If there are L sites, we can group (1,2), (2,3), (3,4), …, (L-1, L) sites for form new L-1 sites. The effective Hamiltonian can be derived. For the new sites, there are three possible states: 00, 01, 10 for each site and notice that nearest neighbor states share a common label [if (1,2) site is in state 00, (2,3) site can be only in 00 and 01 states …]. If there is no constraint, the new Hilbert space is larger than the original one: 3^{L-1} > 2^L. But the constraint can be encoded into MPS by adding labels to left and right link indices, e.g. if the physical state is 01, the left link is labeled by 0 and the right one is labeled by 1. Now for nearest neighbor tensors, only blocks with link indices sharing the same label can be contracted.
I believe this idea works well. My question is if this idea can be easily implemented in the current ITensor library. Thanks.

Best,
Jin

Hi Jin,
Sorry we missed your question – it’s an interesting question. We don’t directly support this kind of non-outer-product Hilbert space at this time, though we are working on a very general non-Abelian group symmetry system that could probably be used to do this kind of thing in the future.

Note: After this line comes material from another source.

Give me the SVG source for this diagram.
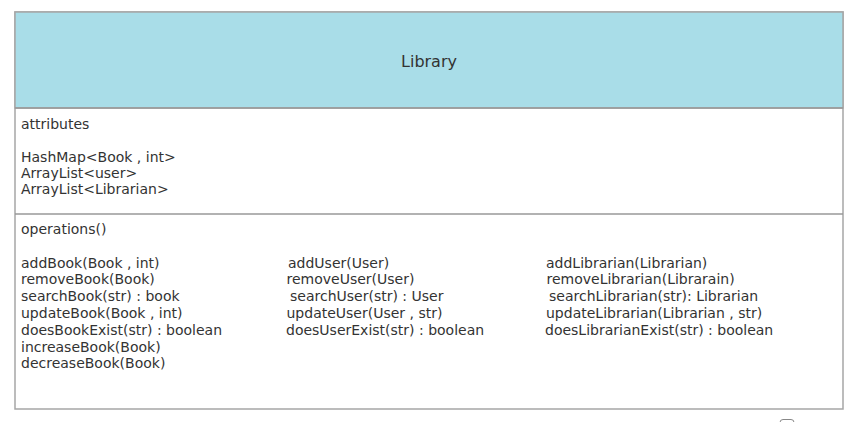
<svg xmlns="http://www.w3.org/2000/svg" width="854" height="422" viewBox="0 0 854 422">
<style>
.t{font-family:"DejaVu Sans","Liberation Sans",sans-serif;font-size:14px;fill:#333;}
.title{font-family:"DejaVu Sans","Liberation Sans",sans-serif;font-size:16px;fill:#333;}
.box{fill:#fff;stroke:#a6a6a6;stroke-width:1.5;}
.div{stroke:#999;stroke-width:1.5;}
</style>
<rect width="854" height="422" fill="#fff"/>
<g id="Library">
<rect class="box" x="15" y="12" width="828" height="397"/>
<rect x="15" y="12" width="828" height="96" fill="#a9dde8" stroke="#a6a6a6" stroke-width="1.5"/>
<line class="div" x1="15" y1="108" x2="843" y2="108"/>
<line class="div" x1="15" y1="214" x2="843" y2="214"/>
<text class="title" x="429" y="67" text-anchor="middle">Library</text>
<text class="t" x="21" y="129">attributes</text>
<text class="t" x="21" y="162">HashMap&lt;Book , int&gt;</text>
<text class="t" x="21" y="178">ArrayList&lt;user&gt;</text>
<text class="t" x="21" y="194">ArrayList&lt;Librarian&gt;</text>
<text class="t" x="21" y="234">operations()</text>
<text class="t" x="21" y="267.6">addBook(Book , int)</text>
<text class="t" x="21" y="284.4">removeBook(Book)</text>
<text class="t" x="21" y="301.2">searchBook(str) : book</text>
<text class="t" x="21" y="318">updateBook(Book , int)</text>
<text class="t" x="21" y="334.8">doesBookExist(str) : boolean</text>
<text class="t" x="21" y="351.6">increaseBook(Book)</text>
<text class="t" x="21" y="368.4">decreaseBook(Book)</text>
<text class="t" x="288" y="267.6">addUser(User)</text>
<text class="t" x="286.5" y="284.4">removeUser(User)</text>
<text class="t" x="290" y="301.2">searchUser(str) : User</text>
<text class="t" x="286.5" y="318">updateUser(User , str)</text>
<text class="t" x="286" y="334.8">doesUserExist(str) : boolean</text>
<text class="t" x="546" y="267.6">addLibrarian(Librarian)</text>
<text class="t" x="546.5" y="284.4">removeLibrarian(Librarain)</text>
<text class="t" x="549" y="301.2">searchLibrarian(str): Librarian</text>
<text class="t" x="546" y="318">updateLibrarian(Librarian , str)</text>
<text class="t" x="545" y="334.8">doesLibrarianExist(str) : boolean</text>
</g>
<g id="connectors"></g>
<rect x="780" y="419.5" width="14" height="10" rx="3" fill="#fff" stroke="#888" stroke-width="1"/>
</svg>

So at this time, I would recommend one of the following approaches:

  1. you could just use a four-boson Hilbert space and add a term to your Hamiltonian which effectively pushes states with occupancy (1,1) to very high energies. So basically something like a nearest-neighbor interaction + V n_j n_{j+1} with a large V. If your results do not depend on the value of V (i.e. you compute things for a few large values of V and confirm they are unchanged) then you can be sure that the (1,1) states are excluded.
  2. following the work by Chepiga and Mila, you can switch to a “bond basis” which has three states corresponding to the neighboring sites being (0,0), (0,1), or (1,0). Then you can work out the definition of various operators in this new basis and finally code your problem entirely in this new basis. This might be the nicest way to go.

Miles

Hi miles, thanks for the reply. Yes, we can write various operators in the bond basis, but there are constraints for the Hilbert space as discussed above. That is, nearest-neighbor bonds share a site state, if the jth bond take (0,1) state, the (j+1)th bond can only take (1,0) state, and the (j-1)th bond can take (0,0) and (1,0) states. It seems this needs some time to figure it out.